NASA’s 2028 Moon Landing at Risk Due to Space Suit Development Delays

NASA’s ambitious goal to return humans to the lunar surface by 2028 is facing a significant hurdle. A new report from the agency’s Office of Inspector General (OIG) warns that delays in developing next-generation space suits could derail the Artemis IV mission and leave astronauts without essential equipment for lunar exploration.

The Need for Modernization

The urgency for new equipment stems from a critical technological gap. NASA’s current extravehicular activity (EVA) suits, used for spacewalks on the International Space Station (ISS), are aging technology based on designs from over 50 years ago. They have not seen major upgrades in two decades, and the Apollo-era suits used during the 1960s and 70s are entirely obsolete for modern missions.

To address this, NASA entered into high-stakes contracts worth up to $3.1 billion to develop new suits for both microgravity (ISS) and lunar environments. However, the strategy of outsourcing development to the private sector has encountered major friction:

  • Contractual Shifts: Originally, NASA partnered with both Axiom Space and Collins Aerospace. However, Collins Aerospace withdrew in 2024 after failing to meet NASA’s strict deadlines.
  • The Sole Provider: Axiom Space is now the only company left to fulfill these critical requirements.
  • Unrealistic Timelines: The OIG report characterizes NASA’s previous schedules—which aimed for lunar suit demonstrations in 2025 and ISS testing in 2026—as “overly optimistic and ultimately unachievable.”

Strategic Risks and Private Sector Competition

The OIG report highlights a fundamental shift in how NASA manages mission-critical hardware.

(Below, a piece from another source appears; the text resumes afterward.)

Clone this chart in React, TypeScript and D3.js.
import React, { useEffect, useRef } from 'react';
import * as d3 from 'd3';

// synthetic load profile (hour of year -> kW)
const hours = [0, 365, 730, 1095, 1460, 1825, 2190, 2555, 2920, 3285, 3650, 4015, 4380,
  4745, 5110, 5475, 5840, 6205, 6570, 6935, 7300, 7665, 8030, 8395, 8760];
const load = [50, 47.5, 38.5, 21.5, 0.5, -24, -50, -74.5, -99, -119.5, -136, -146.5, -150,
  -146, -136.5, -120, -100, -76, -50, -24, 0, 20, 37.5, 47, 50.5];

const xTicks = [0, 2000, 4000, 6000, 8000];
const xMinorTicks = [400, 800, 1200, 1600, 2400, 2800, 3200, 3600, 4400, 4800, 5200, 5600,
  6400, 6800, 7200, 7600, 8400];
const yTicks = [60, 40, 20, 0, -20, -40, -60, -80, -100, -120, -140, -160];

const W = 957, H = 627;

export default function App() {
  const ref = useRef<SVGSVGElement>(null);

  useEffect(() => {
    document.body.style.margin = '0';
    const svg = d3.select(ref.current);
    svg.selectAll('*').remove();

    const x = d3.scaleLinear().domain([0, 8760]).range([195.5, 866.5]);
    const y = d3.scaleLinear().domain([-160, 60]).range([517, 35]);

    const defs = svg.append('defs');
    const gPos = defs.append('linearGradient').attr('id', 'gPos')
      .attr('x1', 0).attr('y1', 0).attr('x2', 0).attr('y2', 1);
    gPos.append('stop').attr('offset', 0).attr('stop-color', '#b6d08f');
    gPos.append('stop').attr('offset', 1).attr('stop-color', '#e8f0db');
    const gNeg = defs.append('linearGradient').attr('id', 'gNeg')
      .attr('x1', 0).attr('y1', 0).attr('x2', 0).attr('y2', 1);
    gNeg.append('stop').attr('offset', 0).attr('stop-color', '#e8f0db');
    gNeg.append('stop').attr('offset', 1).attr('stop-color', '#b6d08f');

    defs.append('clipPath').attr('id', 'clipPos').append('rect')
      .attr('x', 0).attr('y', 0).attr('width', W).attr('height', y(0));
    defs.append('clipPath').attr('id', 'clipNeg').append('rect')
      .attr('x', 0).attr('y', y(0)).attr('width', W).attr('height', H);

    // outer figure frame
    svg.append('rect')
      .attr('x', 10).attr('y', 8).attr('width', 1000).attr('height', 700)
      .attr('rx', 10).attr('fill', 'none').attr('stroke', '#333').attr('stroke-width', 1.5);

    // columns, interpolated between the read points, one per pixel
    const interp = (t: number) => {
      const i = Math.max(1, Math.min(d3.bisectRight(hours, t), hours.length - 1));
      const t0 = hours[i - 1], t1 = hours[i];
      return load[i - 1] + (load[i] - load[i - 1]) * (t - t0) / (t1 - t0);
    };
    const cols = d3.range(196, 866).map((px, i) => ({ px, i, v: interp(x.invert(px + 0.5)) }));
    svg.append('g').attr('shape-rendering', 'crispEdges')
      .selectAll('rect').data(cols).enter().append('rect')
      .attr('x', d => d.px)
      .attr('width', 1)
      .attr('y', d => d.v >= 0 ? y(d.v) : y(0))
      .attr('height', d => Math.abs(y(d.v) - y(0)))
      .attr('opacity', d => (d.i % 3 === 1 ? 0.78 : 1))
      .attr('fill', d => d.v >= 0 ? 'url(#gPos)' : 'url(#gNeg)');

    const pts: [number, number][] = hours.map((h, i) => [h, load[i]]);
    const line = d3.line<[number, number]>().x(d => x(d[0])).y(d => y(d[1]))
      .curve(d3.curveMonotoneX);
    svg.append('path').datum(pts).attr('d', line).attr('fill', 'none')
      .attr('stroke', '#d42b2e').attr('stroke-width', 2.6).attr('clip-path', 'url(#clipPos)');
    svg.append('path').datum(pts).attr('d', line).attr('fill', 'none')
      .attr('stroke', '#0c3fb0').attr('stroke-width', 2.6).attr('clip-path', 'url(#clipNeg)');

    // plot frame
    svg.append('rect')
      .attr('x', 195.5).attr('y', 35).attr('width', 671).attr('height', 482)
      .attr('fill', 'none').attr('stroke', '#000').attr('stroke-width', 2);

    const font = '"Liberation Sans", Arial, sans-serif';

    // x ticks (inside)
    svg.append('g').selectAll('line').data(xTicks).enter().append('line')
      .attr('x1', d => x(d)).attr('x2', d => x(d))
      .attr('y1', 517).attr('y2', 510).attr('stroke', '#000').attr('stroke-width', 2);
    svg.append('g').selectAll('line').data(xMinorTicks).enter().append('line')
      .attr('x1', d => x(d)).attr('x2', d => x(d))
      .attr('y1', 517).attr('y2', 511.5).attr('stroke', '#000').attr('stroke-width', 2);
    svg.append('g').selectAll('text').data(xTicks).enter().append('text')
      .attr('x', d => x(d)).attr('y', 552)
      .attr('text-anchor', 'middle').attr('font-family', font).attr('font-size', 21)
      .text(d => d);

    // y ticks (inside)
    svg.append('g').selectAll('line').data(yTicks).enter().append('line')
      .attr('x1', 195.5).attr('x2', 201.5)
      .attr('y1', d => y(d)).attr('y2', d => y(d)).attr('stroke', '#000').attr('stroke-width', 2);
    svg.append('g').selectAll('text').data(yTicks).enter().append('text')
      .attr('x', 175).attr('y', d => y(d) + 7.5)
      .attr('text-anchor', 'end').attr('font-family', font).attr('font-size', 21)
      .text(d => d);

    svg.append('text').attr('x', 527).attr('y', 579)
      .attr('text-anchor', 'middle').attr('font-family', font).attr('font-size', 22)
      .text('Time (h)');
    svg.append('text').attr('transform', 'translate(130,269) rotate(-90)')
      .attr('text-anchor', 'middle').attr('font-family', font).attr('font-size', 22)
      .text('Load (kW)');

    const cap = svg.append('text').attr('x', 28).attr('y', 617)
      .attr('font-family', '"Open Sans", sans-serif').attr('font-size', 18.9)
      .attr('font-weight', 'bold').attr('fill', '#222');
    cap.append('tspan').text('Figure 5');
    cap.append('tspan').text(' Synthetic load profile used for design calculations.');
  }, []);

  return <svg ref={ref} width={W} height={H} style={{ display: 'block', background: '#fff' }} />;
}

Instead of developing these suits in-house, NASA opted to rent them from private contractors. This decision was driven by the fact that there is very little commercial market for specialized space suits, making in-house development a massive financial undertaking.

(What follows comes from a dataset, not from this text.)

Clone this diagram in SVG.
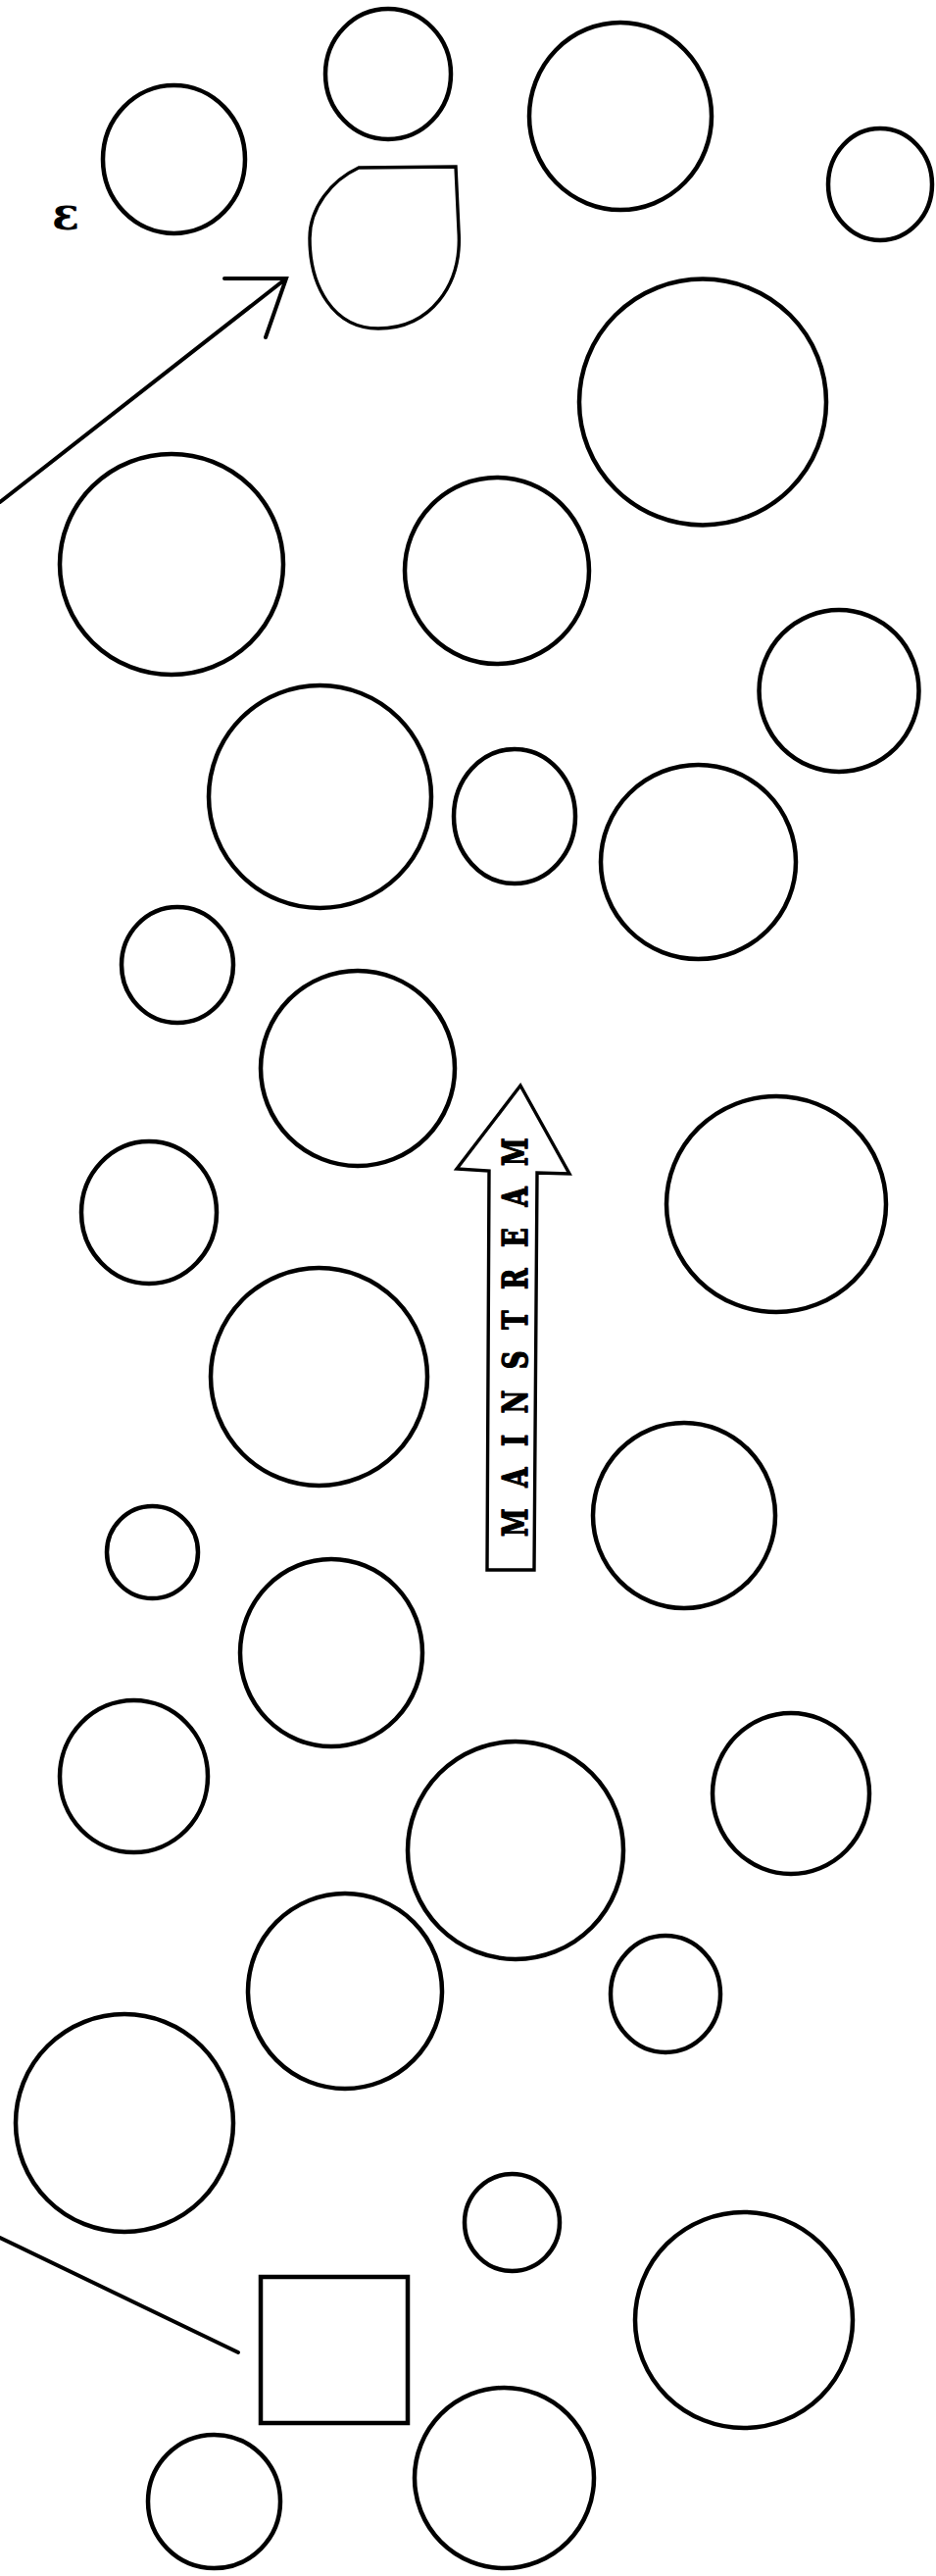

However, this reliance on a limited pool of contractors creates a bottleneck. While Axiom Space works to meet deadlines, other players are emerging:
SpaceX has developed its own microgravity suit, which was tested during the private Polaris Dawn mission in 2024.
– SpaceX has indicated that its designs could potentially be adapted for lunar use, presenting a potential alternative if Axiom’s timeline continues to slip.

The “Bottleneck” Problem

The delay in suit development creates a domino effect for the entire Artemis program. If Axiom Space cannot catch up, the report warns that new suits may not be ready until 2031, missing the 2028 lunar landing window and the 2030 retirement window for the ISS.

Experts suggest that the space suit is often the “last piece of the puzzle” in human spaceflight, and its development is uniquely difficult because it must integrate perfectly with other unfinalized systems.

“This report makes me wonder which will be the critical bottleneck to a crewed lunar landing in 2028: the landing system or the EVA suit,” says space historian Jordan Bimm.

The challenge is twofold:
1. Integration: The final design of the Artemis lunar lander is still being determined, making it difficult to design a suit that fits and functions seamlessly with the craft.
2. Mission Viability: Without a functional EVA suit, a lunar landing loses much of its scientific and exploratory value, as astronauts would be unable to step onto the surface.

Conclusion

NASA is caught in a complex race to modernize its hardware while managing a fragmented supply chain of private contractors. To ensure the Artemis missions succeed, the agency must find a way to synchronize suit development with the evolving designs of lunar landers and the shifting timelines of its commercial partners.